Radon-Nikodým derivatives for Banach lattice-valued measures

Abstract:

Let $(\Delta ,\Gamma ,\mu )$ be a measure space such that $0 < \mu (\Delta ) < \infty$ and such that $\Gamma$ has no $\mu$-atoms. Furthermore, let $E$ be a Dedekind complete Banach lattice. By $M(\mu ,E)$ we denote the set of all $E$-valued set functions $\nu$ on $\Gamma$ satisfying (i) $\nu$ is additive, (ii) $\nu$ is order bounded and of bounded variation, (iii) $\nu$ is $\mu$-absolutely continuous (with respect to the norm topology on $E$), (iv) ${\nu ^ + }$ and ${\nu ^ - }$ satisfy \[ \inf \{ \sup \{ {\upsilon ^{ + / - }}(A):\mu (A) < \varepsilon \} :\varepsilon > 0\} = 0.\] By ${L_1}(\mu ,E)$ we denote the set of $E$-valued Bochner integrable functions on $\Delta$. It is shown that under the canonical map \[ f \mapsto {\nu _f}\] (where ${\nu _f}(A) = \smallint f{\mathcal {X}_A}d\mu$, $A \in \Gamma$), ${L_1}(\mu ,E)$ is a Riesz subspace of the Dedekind complete Riesz space $M(\mu ,E)$. Furthermore, the following theorems are proved.
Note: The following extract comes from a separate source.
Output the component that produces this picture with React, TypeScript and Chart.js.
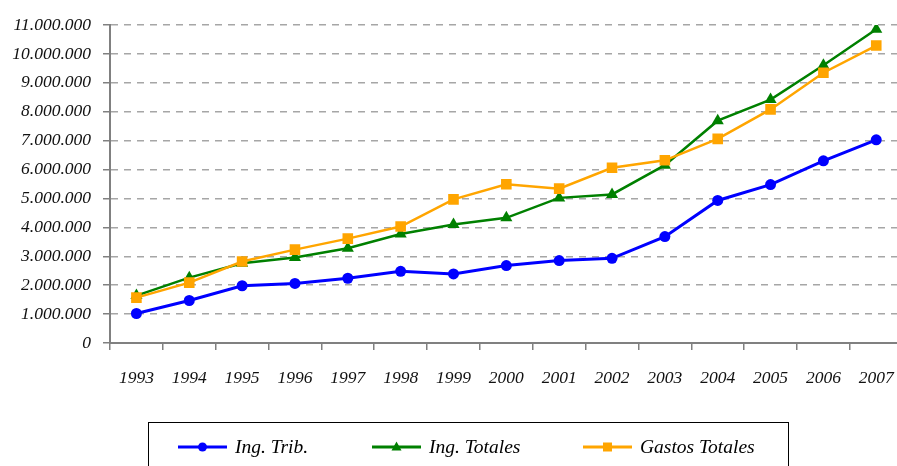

Theorem. Equivalent are (a) ${l_\infty }$ is not isomorphic to a closed sublattice of $E$. (b) ${L_1}(\mu ,E)$ is isomorphic to an ideal in $M(\mu ,E)$. Theorem. Equivalent are (a) ${c_0}$ is not isomorphic to a closed sublattice of $E$. (b) ${L_1}(\mu ,E)$ is isomorphic to $M(\mu ,E)$.